From Huffington Post: http://www.huffingtonpost.com/wayne-besen/the-party-isnt-over-but-i_b_2576665.html?utm_hp_ref=gay-voices
Wayne Besen
01/30/2013
Responding to the Boy Scouts of America’s plan to ditch their ban on gay Scouts, Family Research Council President Tony Perkins said, “A departure from their long-held policies would be devastating to an organization that has prided itself on the development of character in boys.”
The problem that Perkins and other culture warriors are encountering is that each day fewer people believe their hyperbolic and hyperventilating warnings about LGBT people. The terrifying “Gay Agenda” and “Special Rights” rhetoric worked well in the 1980s and 1990s when homosexuals were thought of as a far-off species that only existed in San Francisco’s Gay Pride parades. It was easy to spook the suburban masses by exploiting fear of the unknown.
However, now that gay people are coming out quicker than Perkins can invent new lies — and straight allies are joining our cause faster than new homophobes are minted — the outcome appears to be a foregone conclusion. The only rationale for Perkins and his ilk to continue their losing crusade is to suck every last cent out of their aging, gullible followers’ pockets before they expire.

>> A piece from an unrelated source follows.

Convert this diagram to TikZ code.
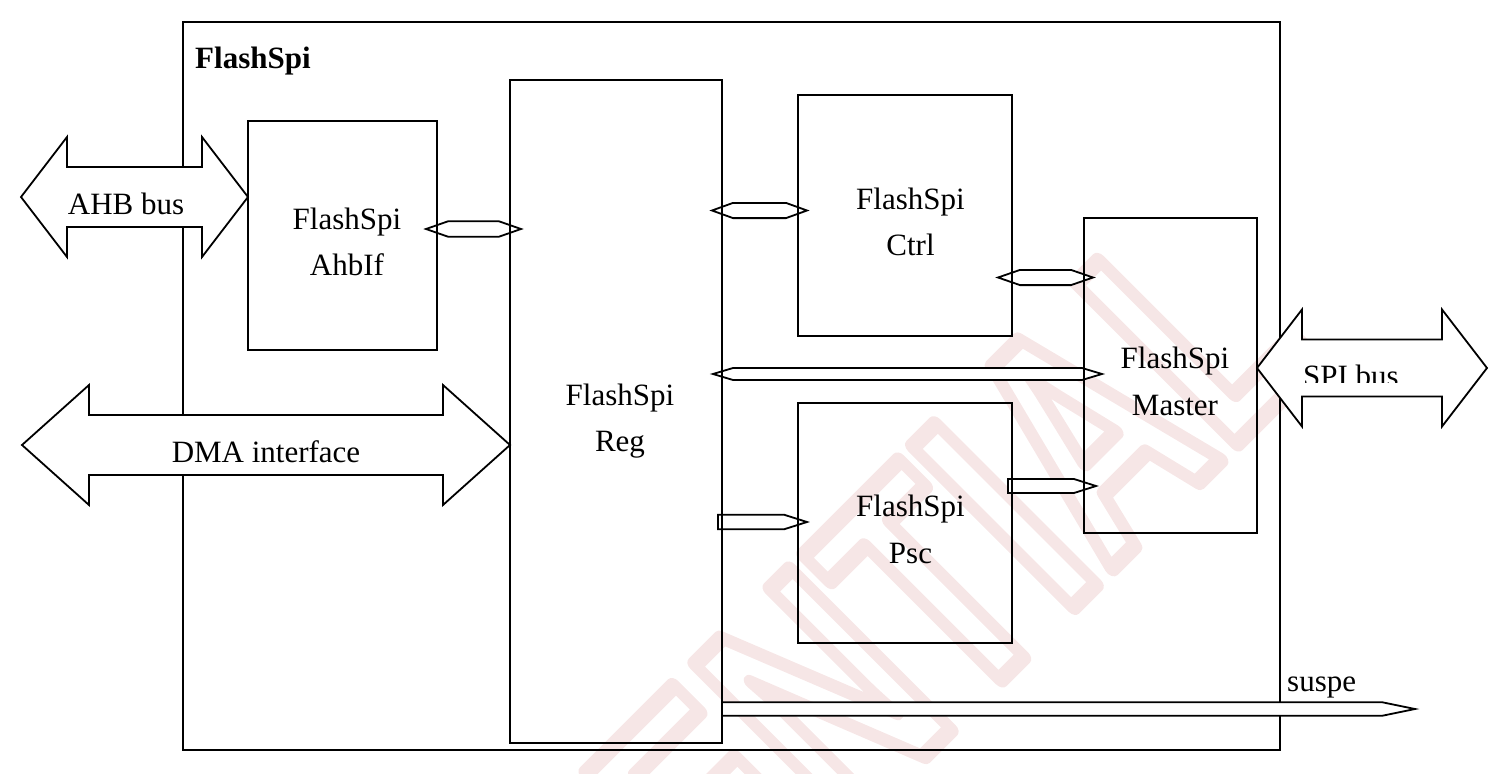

The Boy Scouts story was featured in today’s New York Times on page A13. However, all one has to do to understand the reason for their policy shift is read the story on page A12, “Sewers, Curfews, and a Ban on Gay Bias.” It is about Vicco, a poor, abandoned Appalachian coal town in Kentucky, which has a gay mayor and a city council that just passed an anti-discrimination ordinance.
Similarly, a bill that would give same-sex couples the majority of the legal rights afforded heterosexual couples cleared a Wyoming House subcommittee by a 7-2 vote and is headed to consideration in the full House. According to the Los Angeles Times, the bill’s sponsor is State Rep. Cathy Connolly of Laramie, the first openly gay representative in Wyoming.
If Perkins’ prejudice isn’t playing in rural Kentucky and Wyoming, it soon won’t be resonating in too many places.
Sensing this trend, Dave Kochel, an Iowa Republican operative who served as senior adviser to Mitt Romney, declared this week on a local television show his support for marriage equality and said, “The culture wars are over, and the Republicans largely lost.”